We chatted about how good fortune had somehow landed us both in Lolla’s secret world of comfort and free stuff in the artist area behind the Bud Light stage.

His hair-cutting partner on the bus, Shelby Ruta, was in the middle of doing her own miracle work — turning a jean jacket-wearing hipster with the dirty blond hair of an unkempt poodle into a vaguely rocking hipster with a pompadour.

McGary said the biggest haircut trend over the three-day festival was for ladies to partially shave their heads to near the skin and leave longer hair on top.

“It’s definitely a growing trend. I rocked the pompadour until about a month ago when I said forget it, and shaved my head,” she said. “Women are realizing their beauty isn’t related to whether their hair is longer or shorter. I think that’s a pretty cool thing.”
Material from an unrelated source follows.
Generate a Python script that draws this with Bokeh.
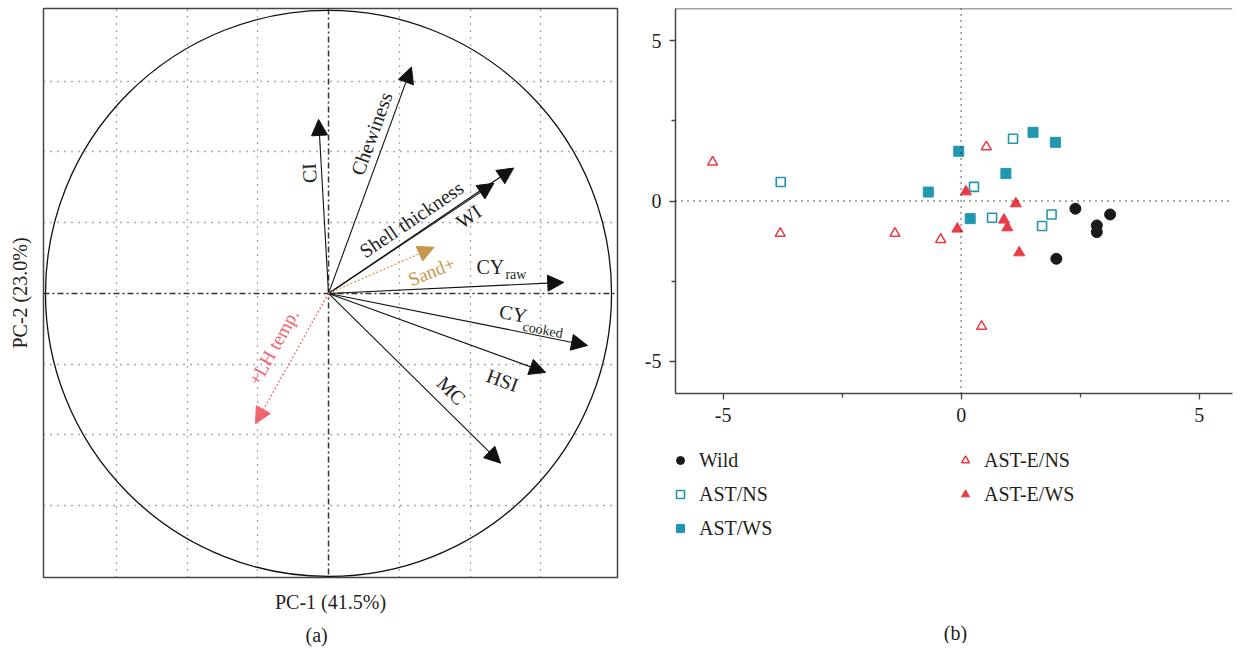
from bokeh.plotting import figure
from bokeh.models import (ColumnDataSource, Arrow, NormalHead, LabelSet, Label, Span, FixedTicker,
                          Range1d, Title, Legend, LegendItem)
from bokeh.layouts import row, column
from bokeh.embed import file_html
from bokeh.resources import INLINE

# ---------------- data ----------------
# (a) loadings on PC-1 / PC-2
variables = ["CI", "Chewiness", "Shell thickness", "WI", "CY_raw", "CY_cooked", "HSI", "MC"]
load_pc1 = [-0.035, 0.293, 0.584, 0.654, 0.831, 0.915, 0.767, 0.608]
load_pc2 = [0.615, 0.800, 0.389, 0.443, 0.039, -0.184, -0.279, -0.600]
# supplementary variables
supp_vars = ["Sand+", "+LH temp."]
supp_pc1 = [0.373, -0.258]
supp_pc2 = [0.163, -0.460]

# (b) scores
wild_x = [2.40, 2.85, 2.85, 3.13, 2.00]
wild_y = [-0.24, -0.76, -0.97, -0.42, -1.80]
astns_x = [-3.79, 0.27, 1.09, 0.65, 1.90, 1.70]
astns_y = [0.59, 0.44, 1.94, -0.52, -0.42, -0.78]
astws_x = [-0.69, -0.05, 0.94, 1.51, 1.98, 0.19]
astws_y = [0.28, 1.55, 0.86, 2.14, 1.83, -0.55]
astens_x = [-5.22, -3.80, -1.39, -0.43, 0.53, 0.43]
astens_y = [1.21, -1.01, -1.01, -1.20, 1.69, -3.91]
astews_x = [0.10, 1.15, 0.90, 0.97, -0.08, 1.22]
astews_y = [0.29, -0.08, -0.59, -0.83, -0.87, -1.61]
groups = ["Wild", "AST/NS", "AST/WS", "AST-E/NS", "AST-E/WS"]

x_ticks_b = [-5, 0, 5]
y_ticks_b = [-5, 0, 5]

# ---------------- style ----------------
FONT = "Liberation Serif"
TXT = "#231F20"
TEAL = "#2197AF"
RED = "#EA3A44"
TAN = "#C8964E"
SALMON = "#F06470"

# ---------------- panel (a) ----------------
pa = figure(frame_width=574, frame_height=569,
            x_range=Range1d(-1.007, 1.021), y_range=Range1d(-1.004, 1.007),
            output_backend="svg", toolbar_location=None,
            min_border_left=43, min_border_right=23, min_border_top=8, min_border_bottom=0)
pa.outline_line_color = "#444444"
pa.outline_line_width = 1.5
for ax in (pa.xaxis, pa.yaxis):
    ax.ticker = FixedTicker(ticks=[])
    ax.axis_line_color = None
    ax.major_tick_out = 0
    ax.major_tick_in = 0
    ax.minor_tick_out = 0
    ax.major_label_standoff = 0
    ax.axis_label_text_font = FONT
    ax.axis_label_text_font_size = "20px"
    ax.axis_label_text_font_style = "normal"
    ax.axis_label_text_color = TXT
pa.xaxis.axis_label = "PC-1 (41.5%)"
pa.yaxis.axis_label = "PC-2 (23.0%)"
pa.xaxis.axis_label_standoff = 13
pa.yaxis.axis_label_standoff = 13
grid_ticks = [-0.75, -0.5, -0.25, 0.25, 0.5, 0.75]
pa.xgrid.ticker = FixedTicker(ticks=grid_ticks)
pa.ygrid.ticker = FixedTicker(ticks=grid_ticks)
for g in (pa.xgrid, pa.ygrid):
    g.grid_line_color = "#555555"
    g.grid_line_dash = "1 6"
    g.grid_line_width = 1.3

pa.add_layout(Span(location=0, dimension="height", line_color="#333333",
                   line_dash="6 3 2 3", line_width=1.5))
pa.add_layout(Span(location=0, dimension="width", line_color="#333333",
                   line_dash="6 3 2 3", line_width=1.5))
pa.circle(x=[0], y=[0], radius=1, fill_color=None, line_color="#111111", line_width=1.3)

load_src = ColumnDataSource(dict(x0=[0] * len(load_pc1), y0=[0] * len(load_pc1),
                                 x=load_pc1, y=load_pc2))
pa.add_layout(Arrow(source=load_src, x_start="x0", y_start="y0", x_end="x", y_end="y",
                    line_color="#111111", line_width=1.1,
                    end=NormalHead(size=16, fill_color="#111111", line_color="#111111")))
sand_src = ColumnDataSource(dict(x0=[0], y0=[0], x=[supp_pc1[0]], y=[supp_pc2[0]]))
pa.add_layout(Arrow(source=sand_src, x_start="x0", y_start="y0", x_end="x", y_end="y",
                    line_color=TAN, line_width=1.2, line_dash="2 2",
                    end=NormalHead(size=16, fill_color=TAN, line_color=TAN)))
lh_src = ColumnDataSource(dict(x0=[0], y0=[0], x=[supp_pc1[1]], y=[supp_pc2[1]]))
pa.add_layout(Arrow(source=lh_src, x_start="x0", y_start="y0", x_end="x", y_end="y",
                    line_color=SALMON, line_width=1.2, line_dash="2 2",
                    end=NormalHead(size=16, fill_color=SALMON, line_color=SALMON)))

# label placement (layout)
lab = ColumnDataSource(dict(
    text=["CI", "Chewiness", "Shell thickness", "WI", "CY", "CY", "HSI", "MC"],
    x=[-0.068, 0.152, 0.293, 0.495, 0.572, 0.653, 0.615, 0.434],
    y=[0.425, 0.565, 0.262, 0.272, 0.095, -0.071, -0.307, -0.343],
    angle=[93, 70, 34, 34, 0, -11, -20, -45]))
pa.add_layout(LabelSet(source=lab, x="x", y="y", text="text", angle="angle", angle_units="deg",
                       text_align="center", text_baseline="middle", text_font=FONT,
                       text_font_size="20px", text_color=TXT))
sub = ColumnDataSource(dict(text=["raw", "cooked"], x=[0.662, 0.757], y=[0.067, -0.129],
                            angle=[0, -11]))
pa.add_layout(LabelSet(source=sub, x="x", y="y", text="text", angle="angle", angle_units="deg",
                       text_align="center", text_baseline="middle", text_font=FONT,
                       text_font_size="14px", text_color=TXT))
supp_lab = ColumnDataSource(dict(text=supp_vars, x=[0.364, -0.194], y=[0.078, -0.19],
                                 angle=[22, 61], color=[TAN, SALMON]))
pa.add_layout(LabelSet(source=supp_lab, x="x", y="y", text="text", angle="angle", angle_units="deg",
                       text_align="center", text_baseline="middle", text_font=FONT,
                       text_font_size="19px", text_color="color"))

pa.add_layout(Title(text="(a)", align="left", offset=262, standoff=12, text_font=FONT,
                    text_font_size="20px", text_font_style="normal", text_color=TXT), "below")

# ---------------- panel (b) ----------------
styles = [
    dict(marker="circle", size=11, fill_color="#1a1a1a", line_color="#1a1a1a"),
    dict(marker="square", size=9, fill_color="white", line_color=TEAL, line_width=1.6),
    dict(marker="square", size=10, fill_color=TEAL, line_color=TEAL),
    dict(marker="triangle", size=10, fill_color="white", line_color=RED, line_width=1.5),
    dict(marker="triangle", size=11, fill_color=RED, line_color=RED),
]
score_x = [wild_x, astns_x, astws_x, astens_x, astews_x]
score_y = [wild_y, astns_y, astws_y, astens_y, astews_y]

pb = figure(frame_width=557, frame_height=385,
            x_range=Range1d(-6, 5.70), y_range=Range1d(-6, 6),
            output_backend="svg", toolbar_location=None,
            min_border_left=35, min_border_right=2, min_border_top=8, min_border_bottom=40)
pb.outline_line_color = None
pb.grid.visible = False
pb.xaxis.ticker = FixedTicker(ticks=x_ticks_b, minor_ticks=[-2.5, 2.5])
pb.yaxis.ticker = FixedTicker(ticks=y_ticks_b, minor_ticks=[-2.5, 2.5])
pb.xaxis.major_label_overrides = {t: str(t) for t in x_ticks_b}
pb.yaxis.major_label_overrides = {t: str(t) for t in y_ticks_b}
for ax in (pb.xaxis, pb.yaxis):
    ax.axis_line_color = "#444444"
    ax.axis_line_width = 1.5
    ax.major_tick_line_color = "#444444"
    ax.minor_tick_line_color = "#444444"
    ax.major_tick_line_width = 1.3
    ax.minor_tick_line_width = 1.3
    ax.major_tick_in = 0
    ax.major_tick_out = 6
    ax.minor_tick_in = 0
    ax.minor_tick_out = 4
    ax.major_label_text_font = FONT
    ax.major_label_text_font_size = "20px"
    ax.major_label_text_color = TXT
pb.xaxis.major_label_standoff = 8
pb.yaxis.major_label_standoff = 8
pb.add_layout(Span(location=6, dimension="width", line_color="#444444", line_width=1.5))
pb.add_layout(Span(location=0, dimension="height", line_color="#222222",
                   line_dash="1 5", line_width=1.5))
pb.add_layout(Span(location=0, dimension="width", line_color="#222222",
                   line_dash="1 5", line_width=1.5))

for xs, ys, st in zip(score_x, score_y, styles):
    pb.scatter(xs, ys, **st)

# ---------------- legend + caption (b) ----------------
LEG_W, LEG_H = 594, 210
pl = figure(frame_width=LEG_W, frame_height=LEG_H,
            x_range=Range1d(0, LEG_W), y_range=Range1d(0, LEG_H),
            x_axis_type=None, y_axis_type=None,
            output_backend="svg", toolbar_location=None,
            min_border_left=0, min_border_right=0, min_border_top=0, min_border_bottom=0)
pl.outline_line_color = None
pl.grid.visible = False
items = []
nan = float("nan")
for name, st in zip(groups, styles):
    # legend proxy: one NaN point so it is never drawn on the canvas itself
    r = pl.scatter(x=[nan], y=[nan], **st)
    items.append(LegendItem(label=name, renderers=[r]))
legend = Legend(items=items, orientation="vertical", nrows=3, location=(30, 100),
                glyph_width=20, glyph_height=30, label_height=30, label_width=252, spacing=4,
                label_standoff=9, padding=0, margin=0, border_line_color=None,
                background_fill_alpha=0, label_text_font=FONT, label_text_font_size="20px",
                label_text_color=TXT)
pl.add_layout(legend)
pl.add_layout(Label(x=280, y=LEG_H - 199, text="(b)", text_align="center",
                    text_baseline="middle", text_font=FONT, text_font_size="20px",
                    text_color=TXT))

out = row(pa, column(pb, pl))
open("out.html", "w").write(file_html(out, INLINE))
As Mendoza and I scanned the crowd gathered around the Barber Bus we couldn’t help but notice that pretty much everyone we were surrounded by, ladies with shaved heads included, was good-looking, fashionable, or both, except for the guy with the sweaty head of curls currently in his chair.

“We’re going to fix that right now,” he said. “That’s what we do.”

And we had a good laugh about that.

Sergio took a straight razor to the back of my neck and slid his hand in a vibrating device that he used to massage my shoulders before sending me back out into the madness with folks less fortunate than ourselves to catch Lorde’s Lollapalooza debut.

As I stepped out of the shady paradise and into the late afternoon sun, the cool lake breeze flirted with the back of my freshly shaven neck … and the music started.